### Set exercise
Repeat the listing word for word. No pictures belong in the copy.

### Dataset extract
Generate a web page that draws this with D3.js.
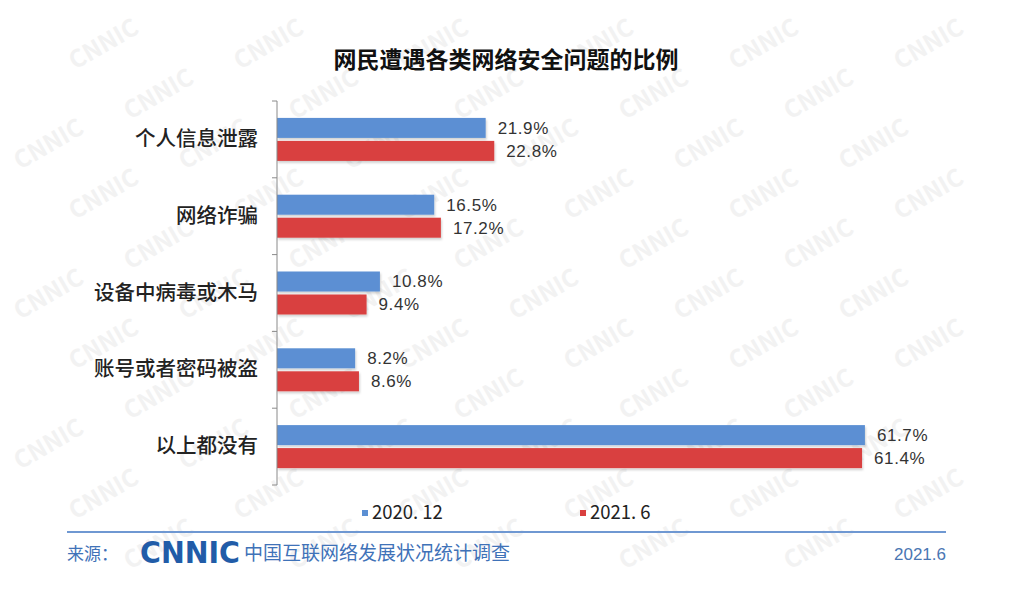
<!DOCTYPE html>
<html>
<head>
<meta charset="utf-8">
<script src="https://cdn.jsdelivr.net/npm/d3@7"></script>
<style>
  body { margin: 0; background: #fff; }
  text { font-family: "Noto Sans CJK SC", "Liberation Sans", sans-serif; }
</style>
</head>
<body>
<svg id="chart" width="1024" height="596"></svg>
<script>
// data
var categories = ["个人信息泄露", "网络诈骗", "设备中病毒或木马", "账号或者密码被盗", "以上都没有"];
var seriesNames = ["2020. 12", "2021. 6"];
var values2020 = [21.9, 16.5, 10.8, 8.2, 61.7];
var values2021 = [22.8, 17.2, 9.4, 8.6, 61.4];
var colors = ["#5b8fd3", "#d9403f"];

var svg = d3.select("#chart");

// faint CNNIC watermark pattern (kept inside the picture)
var wm = svg.append("g").attr("fill", "#f2f2f2").attr("font-weight", "bold")
  .attr("font-size", 24).style("font-family", "Liberation Sans, sans-serif");
for (var r = 0; r < 14; r++) {
  for (var c = -1; c < 7; c++) {
    var wx = c * 165 + (r % 3) * 55 + 20;
    var wy = r * 50 + 20;
    if (wx < 6 || wx > 935 || wy < 52 || wy > 588) continue;
    wm.append("text")
      .attr("transform", "translate(" + wx + "," + wy + ") rotate(-30)")
      .text("CNNIC");
  }
}

var plotLeft = 277, plotTop = 101, plotBottom = 485;

var x = d3.scaleLinear().domain([0, 70]).range([plotLeft, 944]);
var y = d3.scaleBand().domain(categories).range([plotTop, plotBottom]);
var ySub = d3.scaleBand().domain([0, 1]).range([0, y.bandwidth()])
  .paddingInner(0.13).paddingOuter(0.735);

// title
svg.append("text")
  .attr("x", 506).attr("y", 68)
  .attr("text-anchor", "middle")
  .attr("font-size", 23).attr("font-weight", "bold")
  .attr("fill", "#111")
  .text("网民遭遇各类网络安全问题的比例");

// soft shadow for bars
var defs = svg.append("defs");
var f = defs.append("filter").attr("id", "shadow")
  .attr("x", "-5%").attr("y", "-20%").attr("width", "110%").attr("height", "160%");
f.append("feDropShadow").attr("dx", 1).attr("dy", 2).attr("stdDeviation", 1.2)
  .attr("flood-color", "#000").attr("flood-opacity", 0.18);

var rows = categories.map(function(d, i) {
  return { cat: d, vals: [values2020[i], values2021[i]] };
});

var g = svg.append("g");
var groups = g.selectAll("g.cat")
  .data(rows)
  .enter().append("g")
  .attr("class", "cat")
  .attr("transform", function(d) { return "translate(0," + y(d.cat) + ")"; });

groups.selectAll("rect")
  .data(function(d) { return d.vals; })
  .enter().append("rect")
  .attr("x", x(0))
  .attr("y", function(d, i) { return ySub(i); })
  .attr("width", function(d) { return x(d) - x(0); })
  .attr("height", ySub.bandwidth())
  .attr("fill", function(d, i) { return colors[i]; })
  .attr("filter", "url(#shadow)");

groups.selectAll("text.val")
  .data(function(d) { return d.vals; })
  .enter().append("text")
  .attr("class", "val")
  .attr("x", function(d) { return x(d) + 12; })
  .attr("y", function(d, i) { return ySub(i) + ySub.bandwidth() / 2; })
  .attr("dy", "0.35em")
  .attr("font-size", 17)
  .attr("letter-spacing", 0.6)
  .attr("fill", "#333")
  .style("font-family", "Liberation Sans, sans-serif")
  .text(function(d) { return d.toFixed(1) + "%"; });

// category axis
var axis = svg.append("g").attr("transform", "translate(" + plotLeft + ",0)");
axis.call(d3.axisLeft(y).tickSize(0).tickPadding(19));
axis.select(".domain").remove();
axis.selectAll(".tick text")
  .attr("font-size", 20.5)
  .attr("font-weight", 500)
  .attr("fill", "#222")
  .style("font-family", "Noto Sans CJK SC, sans-serif");

var bounds = categories.map(function(d) { return y(d); }).concat([plotBottom]);
axis.append("line")
  .attr("y1", plotTop).attr("y2", plotBottom)
  .attr("stroke", "#8a8a8a");
axis.selectAll("line.tk")
  .data(bounds)
  .enter().append("line")
  .attr("class", "tk")
  .attr("x1", -5).attr("x2", 0)
  .attr("y1", function(d) { return d; }).attr("y2", function(d) { return d; })
  .attr("stroke", "#8a8a8a");

// legend
var legendX = [362, 580];
var legend = svg.selectAll("g.leg")
  .data(seriesNames)
  .enter().append("g")
  .attr("class", "leg")
  .attr("transform", function(d, i) { return "translate(" + legendX[i] + ",513)"; });
legend.append("rect")
  .attr("x", 0).attr("y", -3).attr("width", 6).attr("height", 6)
  .attr("fill", function(d, i) { return colors[i]; });
legend.append("text")
  .attr("x", 10).attr("dy", "0.35em")
  .attr("font-size", 18.5).attr("fill", "#222")
  .text(function(d) { return d; });

// footer
svg.append("line")
  .attr("x1", 67).attr("x2", 946).attr("y1", 532).attr("y2", 532)
  .attr("stroke", "#6f98d2").attr("stroke-width", 2);

svg.append("text")
  .attr("x", 67).attr("y", 560)
  .attr("font-size", 17).attr("fill", "#3f72b8")
  .text("来源：");

svg.append("text")
  .attr("x", 140).attr("y", 563)
  .attr("font-size", 30).attr("font-weight", "bold")
  .attr("fill", "#215ca8")
  .attr("textLength", 100).attr("lengthAdjust", "spacingAndGlyphs")
  .style("font-family", "DejaVu Sans, sans-serif")
  .text("CNNIC");

svg.append("text")
  .attr("x", 244).attr("y", 560)
  .attr("font-size", 19).attr("fill", "#3f72b8")
  .text("中国互联网络发展状况统计调查");

svg.append("text")
  .attr("x", 946).attr("y", 560)
  .attr("text-anchor", "end")
  .attr("font-size", 17).attr("fill", "#4a76b3")
  .style("font-family", "Liberation Sans, sans-serif")
  .text("2021.6");
</script>
</body>
</html>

### The solution
Generate a web page that draws this with D3.js.
<!DOCTYPE html>
<html>
<head>
<meta charset="utf-8">
<script src="https://cdn.jsdelivr.net/npm/d3@7"></script>
<style>
  body { margin: 0; background: #fff; }
  text { font-family: "Noto Sans CJK SC", "Liberation Sans", sans-serif; }
</style>
</head>
<body>
<svg id="chart" width="1024" height="596"></svg>
<script>
// data
var categories = ["个人信息泄露", "网络诈骗", "设备中病毒或木马", "账号或者密码被盗", "以上都没有"];
var seriesNames = ["2020. 12", "2021. 6"];
var values2020 = [21.9, 16.5, 10.8, 8.2, 61.7];
var values2021 = [22.8, 17.2, 9.4, 8.6, 61.4];
var colors = ["#5b8fd3", "#d9403f"];

var svg = d3.select("#chart");

// faint CNNIC watermark pattern (kept inside the picture)
var wm = svg.append("g").attr("fill", "#f2f2f2").attr("font-weight", "bold")
  .attr("font-size", 24).style("font-family", "Liberation Sans, sans-serif");
for (var r = 0; r < 14; r++) {
  for (var c = -1; c < 7; c++) {
    var wx = c * 165 + (r % 3) * 55 + 20;
    var wy = r * 50 + 20;
    if (wx < 6 || wx > 935 || wy < 52 || wy > 588) continue;
    wm.append("text")
      .attr("transform", "translate(" + wx + "," + wy + ") rotate(-30)")
      .text("CNNIC");
  }
}

var plotLeft = 277, plotTop = 101, plotBottom = 485;

var x = d3.scaleLinear().domain([0, 70]).range([plotLeft, 944]);
var y = d3.scaleBand().domain(categories).range([plotTop, plotBottom]);
var ySub = d3.scaleBand().domain([0, 1]).range([0, y.bandwidth()])
  .paddingInner(0.13).paddingOuter(0.735);

// title
svg.append("text")
  .attr("x", 506).attr("y", 68)
  .attr("text-anchor", "middle")
  .attr("font-size", 23).attr("font-weight", "bold")
  .attr("fill", "#111")
  .text("网民遭遇各类网络安全问题的比例");

// soft shadow for bars
var defs = svg.append("defs");
var f = defs.append("filter").attr("id", "shadow")
  .attr("x", "-5%").attr("y", "-20%").attr("width", "110%").attr("height", "160%");
f.append("feDropShadow").attr("dx", 1).attr("dy", 2).attr("stdDeviation", 1.2)
  .attr("flood-color", "#000").attr("flood-opacity", 0.18);

var rows = categories.map(function(d, i) {
  return { cat: d, vals: [values2020[i], values2021[i]] };
});

var g = svg.append("g");
var groups = g.selectAll("g.cat")
  .data(rows)
  .enter().append("g")
  .attr("class", "cat")
  .attr("transform", function(d) { return "translate(0," + y(d.cat) + ")"; });

groups.selectAll("rect")
  .data(function(d) { return d.vals; })
  .enter().append("rect")
  .attr("x", x(0))
  .attr("y", function(d, i) { return ySub(i); })
  .attr("width", function(d) { return x(d) - x(0); })
  .attr("height", ySub.bandwidth())
  .attr("fill", function(d, i) { return colors[i]; })
  .attr("filter", "url(#shadow)");

groups.selectAll("text.val")
  .data(function(d) { return d.vals; })
  .enter().append("text")
  .attr("class", "val")
  .attr("x", function(d) { return x(d) + 12; })
  .attr("y", function(d, i) { return ySub(i) + ySub.bandwidth() / 2; })
  .attr("dy", "0.35em")
  .attr("font-size", 17)
  .attr("letter-spacing", 0.6)
  .attr("fill", "#333")
  .style("font-family", "Liberation Sans, sans-serif")
  .text(function(d) { return d.toFixed(1) + "%"; });

// category axis
var axis = svg.append("g").attr("transform", "translate(" + plotLeft + ",0)");
axis.call(d3.axisLeft(y).tickSize(0).tickPadding(19));
axis.select(".domain").remove();
axis.selectAll(".tick text")
  .attr("font-size", 20.5)
  .attr("font-weight", 500)
  .attr("fill", "#222")
  .style("font-family", "Noto Sans CJK SC, sans-serif");

var bounds = categories.map(function(d) { return y(d); }).concat([plotBottom]);
axis.append("line")
  .attr("y1", plotTop).attr("y2", plotBottom)
  .attr("stroke", "#8a8a8a");
axis.selectAll("line.tk")
  .data(bounds)
  .enter().append("line")
  .attr("class", "tk")
  .attr("x1", -5).attr("x2", 0)
  .attr("y1", function(d) { return d; }).attr("y2", function(d) { return d; })
  .attr("stroke", "#8a8a8a");

// legend
var legendX = [362, 580];
var legend = svg.selectAll("g.leg")
  .data(seriesNames)
  .enter().append("g")
  .attr("class", "leg")
  .attr("transform", function(d, i) { return "translate(" + legendX[i] + ",513)"; });
legend.append("rect")
  .attr("x", 0).attr("y", -3).attr("width", 6).attr("height", 6)
  .attr("fill", function(d, i) { return colors[i]; });
legend.append("text")
  .attr("x", 10).attr("dy", "0.35em")
  .attr("font-size", 18.5).attr("fill", "#222")
  .text(function(d) { return d; });

// footer
svg.append("line")
  .attr("x1", 67).attr("x2", 946).attr("y1", 532).attr("y2", 532)
  .attr("stroke", "#6f98d2").attr("stroke-width", 2);

svg.append("text")
  .attr("x", 67).attr("y", 560)
  .attr("font-size", 17).attr("fill", "#3f72b8")
  .text("来源：");

svg.append("text")
  .attr("x", 140).attr("y", 563)
  .attr("font-size", 30).attr("font-weight", "bold")
  .attr("fill", "#215ca8")
  .attr("textLength", 100).attr("lengthAdjust", "spacingAndGlyphs")
  .style("font-family", "DejaVu Sans, sans-serif")
  .text("CNNIC");

svg.append("text")
  .attr("x", 244).attr("y", 560)
  .attr("font-size", 19).attr("fill", "#3f72b8")
  .text("中国互联网络发展状况统计调查");

svg.append("text")
  .attr("x", 946).attr("y", 560)
  .attr("text-anchor", "end")
  .attr("font-size", 17).attr("fill", "#4a76b3")
  .style("font-family", "Liberation Sans, sans-serif")
  .text("2021.6");
</script>
</body>
</html>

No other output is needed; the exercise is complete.